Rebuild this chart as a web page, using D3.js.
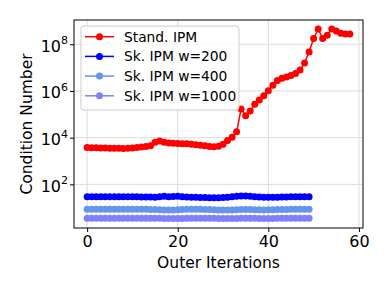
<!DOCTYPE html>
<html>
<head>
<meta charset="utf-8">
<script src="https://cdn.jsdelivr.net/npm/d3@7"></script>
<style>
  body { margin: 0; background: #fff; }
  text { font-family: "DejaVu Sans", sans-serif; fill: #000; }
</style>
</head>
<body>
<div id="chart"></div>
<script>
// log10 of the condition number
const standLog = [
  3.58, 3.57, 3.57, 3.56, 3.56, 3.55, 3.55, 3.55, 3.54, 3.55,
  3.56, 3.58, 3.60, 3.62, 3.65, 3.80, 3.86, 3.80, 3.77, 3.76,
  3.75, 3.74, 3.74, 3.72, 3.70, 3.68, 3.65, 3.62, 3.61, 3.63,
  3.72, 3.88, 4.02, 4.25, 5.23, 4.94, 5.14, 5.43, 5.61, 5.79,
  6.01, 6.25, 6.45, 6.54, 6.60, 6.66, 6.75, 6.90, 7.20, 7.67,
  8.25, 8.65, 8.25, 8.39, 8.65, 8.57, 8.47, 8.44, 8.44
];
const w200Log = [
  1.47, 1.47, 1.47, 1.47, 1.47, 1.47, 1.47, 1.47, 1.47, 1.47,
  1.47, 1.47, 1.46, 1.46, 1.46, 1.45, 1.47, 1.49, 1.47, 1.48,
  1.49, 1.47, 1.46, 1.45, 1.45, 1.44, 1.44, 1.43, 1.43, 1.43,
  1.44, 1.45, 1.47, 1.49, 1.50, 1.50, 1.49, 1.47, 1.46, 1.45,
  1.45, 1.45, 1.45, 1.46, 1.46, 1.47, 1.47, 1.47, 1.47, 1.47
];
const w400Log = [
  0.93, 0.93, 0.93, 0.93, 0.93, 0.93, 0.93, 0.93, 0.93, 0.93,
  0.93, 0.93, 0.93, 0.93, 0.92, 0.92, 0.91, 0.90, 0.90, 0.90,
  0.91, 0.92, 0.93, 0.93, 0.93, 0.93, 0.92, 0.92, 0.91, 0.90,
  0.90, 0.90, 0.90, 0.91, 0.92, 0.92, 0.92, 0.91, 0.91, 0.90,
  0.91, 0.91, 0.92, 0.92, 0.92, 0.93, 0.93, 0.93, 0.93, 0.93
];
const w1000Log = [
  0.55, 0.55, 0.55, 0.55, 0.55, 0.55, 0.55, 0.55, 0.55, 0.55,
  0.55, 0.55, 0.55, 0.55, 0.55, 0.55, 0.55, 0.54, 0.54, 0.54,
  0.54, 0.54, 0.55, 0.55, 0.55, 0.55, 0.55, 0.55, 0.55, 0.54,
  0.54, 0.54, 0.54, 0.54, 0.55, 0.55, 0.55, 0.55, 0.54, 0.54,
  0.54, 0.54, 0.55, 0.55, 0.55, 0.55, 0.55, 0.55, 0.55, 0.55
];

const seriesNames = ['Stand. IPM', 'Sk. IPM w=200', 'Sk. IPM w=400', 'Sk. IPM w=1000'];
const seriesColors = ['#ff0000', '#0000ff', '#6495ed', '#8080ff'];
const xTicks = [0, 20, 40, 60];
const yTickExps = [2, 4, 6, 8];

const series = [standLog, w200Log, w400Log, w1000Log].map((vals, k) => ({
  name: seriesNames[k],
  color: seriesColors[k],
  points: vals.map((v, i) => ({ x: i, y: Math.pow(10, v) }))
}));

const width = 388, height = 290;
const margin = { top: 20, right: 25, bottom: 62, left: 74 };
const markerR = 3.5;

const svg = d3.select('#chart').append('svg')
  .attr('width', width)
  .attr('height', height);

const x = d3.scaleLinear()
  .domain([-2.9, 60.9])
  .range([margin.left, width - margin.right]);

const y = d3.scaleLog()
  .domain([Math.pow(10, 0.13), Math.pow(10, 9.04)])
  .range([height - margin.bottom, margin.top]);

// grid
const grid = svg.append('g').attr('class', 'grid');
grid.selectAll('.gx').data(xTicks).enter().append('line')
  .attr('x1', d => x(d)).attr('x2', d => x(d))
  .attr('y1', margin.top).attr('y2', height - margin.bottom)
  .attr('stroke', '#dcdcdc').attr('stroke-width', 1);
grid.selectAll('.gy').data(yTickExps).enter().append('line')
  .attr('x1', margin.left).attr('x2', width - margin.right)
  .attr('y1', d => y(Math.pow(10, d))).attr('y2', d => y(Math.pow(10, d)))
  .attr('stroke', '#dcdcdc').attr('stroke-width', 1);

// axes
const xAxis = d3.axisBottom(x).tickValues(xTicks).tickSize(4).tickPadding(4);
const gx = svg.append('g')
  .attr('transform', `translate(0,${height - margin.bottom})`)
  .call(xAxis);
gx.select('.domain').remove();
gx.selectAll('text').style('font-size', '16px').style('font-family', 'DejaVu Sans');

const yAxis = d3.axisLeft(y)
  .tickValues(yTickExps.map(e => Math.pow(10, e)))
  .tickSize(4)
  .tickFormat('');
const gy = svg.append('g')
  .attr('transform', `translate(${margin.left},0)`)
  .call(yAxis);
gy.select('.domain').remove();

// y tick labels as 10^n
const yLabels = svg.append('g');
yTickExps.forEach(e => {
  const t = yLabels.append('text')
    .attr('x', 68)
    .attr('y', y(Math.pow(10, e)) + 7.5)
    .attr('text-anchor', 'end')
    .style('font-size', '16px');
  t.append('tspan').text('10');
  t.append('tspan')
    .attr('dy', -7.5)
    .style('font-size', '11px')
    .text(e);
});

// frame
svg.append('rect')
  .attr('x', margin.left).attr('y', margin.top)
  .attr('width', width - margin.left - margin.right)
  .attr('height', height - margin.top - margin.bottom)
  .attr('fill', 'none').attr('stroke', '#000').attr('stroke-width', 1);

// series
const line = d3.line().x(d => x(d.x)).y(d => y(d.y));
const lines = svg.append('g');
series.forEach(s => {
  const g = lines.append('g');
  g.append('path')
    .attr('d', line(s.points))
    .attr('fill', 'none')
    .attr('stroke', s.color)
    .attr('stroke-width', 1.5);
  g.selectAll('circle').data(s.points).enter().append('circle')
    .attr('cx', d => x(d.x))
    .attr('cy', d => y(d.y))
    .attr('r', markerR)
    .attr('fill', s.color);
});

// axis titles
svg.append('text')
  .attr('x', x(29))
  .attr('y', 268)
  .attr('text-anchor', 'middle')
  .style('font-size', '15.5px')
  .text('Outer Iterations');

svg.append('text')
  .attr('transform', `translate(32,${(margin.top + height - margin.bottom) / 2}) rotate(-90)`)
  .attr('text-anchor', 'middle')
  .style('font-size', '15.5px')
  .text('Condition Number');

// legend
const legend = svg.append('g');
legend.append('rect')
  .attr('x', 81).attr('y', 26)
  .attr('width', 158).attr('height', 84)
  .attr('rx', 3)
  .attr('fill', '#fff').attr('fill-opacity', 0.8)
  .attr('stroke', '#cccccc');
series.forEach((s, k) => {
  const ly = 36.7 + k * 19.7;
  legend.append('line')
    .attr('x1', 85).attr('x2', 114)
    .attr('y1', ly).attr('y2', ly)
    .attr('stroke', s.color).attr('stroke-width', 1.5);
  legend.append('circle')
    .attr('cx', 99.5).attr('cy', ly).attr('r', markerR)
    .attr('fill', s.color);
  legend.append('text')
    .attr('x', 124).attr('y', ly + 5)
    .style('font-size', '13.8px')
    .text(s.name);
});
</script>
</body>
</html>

-*-

• **Given instruction**
Make an exact copy of the data, leaving its pictures out.

• **Answer below**
Rebuild this chart as a web page, using D3.js.
<!DOCTYPE html>
<html>
<head>
<meta charset="utf-8">
<script src="https://cdn.jsdelivr.net/npm/d3@7"></script>
<style>
  body { margin: 0; background: #fff; }
  text { font-family: "DejaVu Sans", sans-serif; fill: #000; }
</style>
</head>
<body>
<div id="chart"></div>
<script>
// log10 of the condition number
const standLog = [
  3.58, 3.57, 3.57, 3.56, 3.56, 3.55, 3.55, 3.55, 3.54, 3.55,
  3.56, 3.58, 3.60, 3.62, 3.65, 3.80, 3.86, 3.80, 3.77, 3.76,
  3.75, 3.74, 3.74, 3.72, 3.70, 3.68, 3.65, 3.62, 3.61, 3.63,
  3.72, 3.88, 4.02, 4.25, 5.23, 4.94, 5.14, 5.43, 5.61, 5.79,
  6.01, 6.25, 6.45, 6.54, 6.60, 6.66, 6.75, 6.90, 7.20, 7.67,
  8.25, 8.65, 8.25, 8.39, 8.65, 8.57, 8.47, 8.44, 8.44
];
const w200Log = [
  1.47, 1.47, 1.47, 1.47, 1.47, 1.47, 1.47, 1.47, 1.47, 1.47,
  1.47, 1.47, 1.46, 1.46, 1.46, 1.45, 1.47, 1.49, 1.47, 1.48,
  1.49, 1.47, 1.46, 1.45, 1.45, 1.44, 1.44, 1.43, 1.43, 1.43,
  1.44, 1.45, 1.47, 1.49, 1.50, 1.50, 1.49, 1.47, 1.46, 1.45,
  1.45, 1.45, 1.45, 1.46, 1.46, 1.47, 1.47, 1.47, 1.47, 1.47
];
const w400Log = [
  0.93, 0.93, 0.93, 0.93, 0.93, 0.93, 0.93, 0.93, 0.93, 0.93,
  0.93, 0.93, 0.93, 0.93, 0.92, 0.92, 0.91, 0.90, 0.90, 0.90,
  0.91, 0.92, 0.93, 0.93, 0.93, 0.93, 0.92, 0.92, 0.91, 0.90,
  0.90, 0.90, 0.90, 0.91, 0.92, 0.92, 0.92, 0.91, 0.91, 0.90,
  0.91, 0.91, 0.92, 0.92, 0.92, 0.93, 0.93, 0.93, 0.93, 0.93
];
const w1000Log = [
  0.55, 0.55, 0.55, 0.55, 0.55, 0.55, 0.55, 0.55, 0.55, 0.55,
  0.55, 0.55, 0.55, 0.55, 0.55, 0.55, 0.55, 0.54, 0.54, 0.54,
  0.54, 0.54, 0.55, 0.55, 0.55, 0.55, 0.55, 0.55, 0.55, 0.54,
  0.54, 0.54, 0.54, 0.54, 0.55, 0.55, 0.55, 0.55, 0.54, 0.54,
  0.54, 0.54, 0.55, 0.55, 0.55, 0.55, 0.55, 0.55, 0.55, 0.55
];

const seriesNames = ['Stand. IPM', 'Sk. IPM w=200', 'Sk. IPM w=400', 'Sk. IPM w=1000'];
const seriesColors = ['#ff0000', '#0000ff', '#6495ed', '#8080ff'];
const xTicks = [0, 20, 40, 60];
const yTickExps = [2, 4, 6, 8];

const series = [standLog, w200Log, w400Log, w1000Log].map((vals, k) => ({
  name: seriesNames[k],
  color: seriesColors[k],
  points: vals.map((v, i) => ({ x: i, y: Math.pow(10, v) }))
}));

const width = 388, height = 290;
const margin = { top: 20, right: 25, bottom: 62, left: 74 };
const markerR = 3.5;

const svg = d3.select('#chart').append('svg')
  .attr('width', width)
  .attr('height', height);

const x = d3.scaleLinear()
  .domain([-2.9, 60.9])
  .range([margin.left, width - margin.right]);

const y = d3.scaleLog()
  .domain([Math.pow(10, 0.13), Math.pow(10, 9.04)])
  .range([height - margin.bottom, margin.top]);

// grid
const grid = svg.append('g').attr('class', 'grid');
grid.selectAll('.gx').data(xTicks).enter().append('line')
  .attr('x1', d => x(d)).attr('x2', d => x(d))
  .attr('y1', margin.top).attr('y2', height - margin.bottom)
  .attr('stroke', '#dcdcdc').attr('stroke-width', 1);
grid.selectAll('.gy').data(yTickExps).enter().append('line')
  .attr('x1', margin.left).attr('x2', width - margin.right)
  .attr('y1', d => y(Math.pow(10, d))).attr('y2', d => y(Math.pow(10, d)))
  .attr('stroke', '#dcdcdc').attr('stroke-width', 1);

// axes
const xAxis = d3.axisBottom(x).tickValues(xTicks).tickSize(4).tickPadding(4);
const gx = svg.append('g')
  .attr('transform', `translate(0,${height - margin.bottom})`)
  .call(xAxis);
gx.select('.domain').remove();
gx.selectAll('text').style('font-size', '16px').style('font-family', 'DejaVu Sans');

const yAxis = d3.axisLeft(y)
  .tickValues(yTickExps.map(e => Math.pow(10, e)))
  .tickSize(4)
  .tickFormat('');
const gy = svg.append('g')
  .attr('transform', `translate(${margin.left},0)`)
  .call(yAxis);
gy.select('.domain').remove();

// y tick labels as 10^n
const yLabels = svg.append('g');
yTickExps.forEach(e => {
  const t = yLabels.append('text')
    .attr('x', 68)
    .attr('y', y(Math.pow(10, e)) + 7.5)
    .attr('text-anchor', 'end')
    .style('font-size', '16px');
  t.append('tspan').text('10');
  t.append('tspan')
    .attr('dy', -7.5)
    .style('font-size', '11px')
    .text(e);
});

// frame
svg.append('rect')
  .attr('x', margin.left).attr('y', margin.top)
  .attr('width', width - margin.left - margin.right)
  .attr('height', height - margin.top - margin.bottom)
  .attr('fill', 'none').attr('stroke', '#000').attr('stroke-width', 1);

// series
const line = d3.line().x(d => x(d.x)).y(d => y(d.y));
const lines = svg.append('g');
series.forEach(s => {
  const g = lines.append('g');
  g.append('path')
    .attr('d', line(s.points))
    .attr('fill', 'none')
    .attr('stroke', s.color)
    .attr('stroke-width', 1.5);
  g.selectAll('circle').data(s.points).enter().append('circle')
    .attr('cx', d => x(d.x))
    .attr('cy', d => y(d.y))
    .attr('r', markerR)
    .attr('fill', s.color);
});

// axis titles
svg.append('text')
  .attr('x', x(29))
  .attr('y', 268)
  .attr('text-anchor', 'middle')
  .style('font-size', '15.5px')
  .text('Outer Iterations');

svg.append('text')
  .attr('transform', `translate(32,${(margin.top + height - margin.bottom) / 2}) rotate(-90)`)
  .attr('text-anchor', 'middle')
  .style('font-size', '15.5px')
  .text('Condition Number');

// legend
const legend = svg.append('g');
legend.append('rect')
  .attr('x', 81).attr('y', 26)
  .attr('width', 158).attr('height', 84)
  .attr('rx', 3)
  .attr('fill', '#fff').attr('fill-opacity', 0.8)
  .attr('stroke', '#cccccc');
series.forEach((s, k) => {
  const ly = 36.7 + k * 19.7;
  legend.append('line')
    .attr('x1', 85).attr('x2', 114)
    .attr('y1', ly).attr('y2', ly)
    .attr('stroke', s.color).attr('stroke-width', 1.5);
  legend.append('circle')
    .attr('cx', 99.5).attr('cy', ly).attr('r', markerR)
    .attr('fill', s.color);
  legend.append('text')
    .attr('x', 124).attr('y', ly + 5)
    .style('font-size', '13.8px')
    .text(s.name);
});
</script>
</body>
</html>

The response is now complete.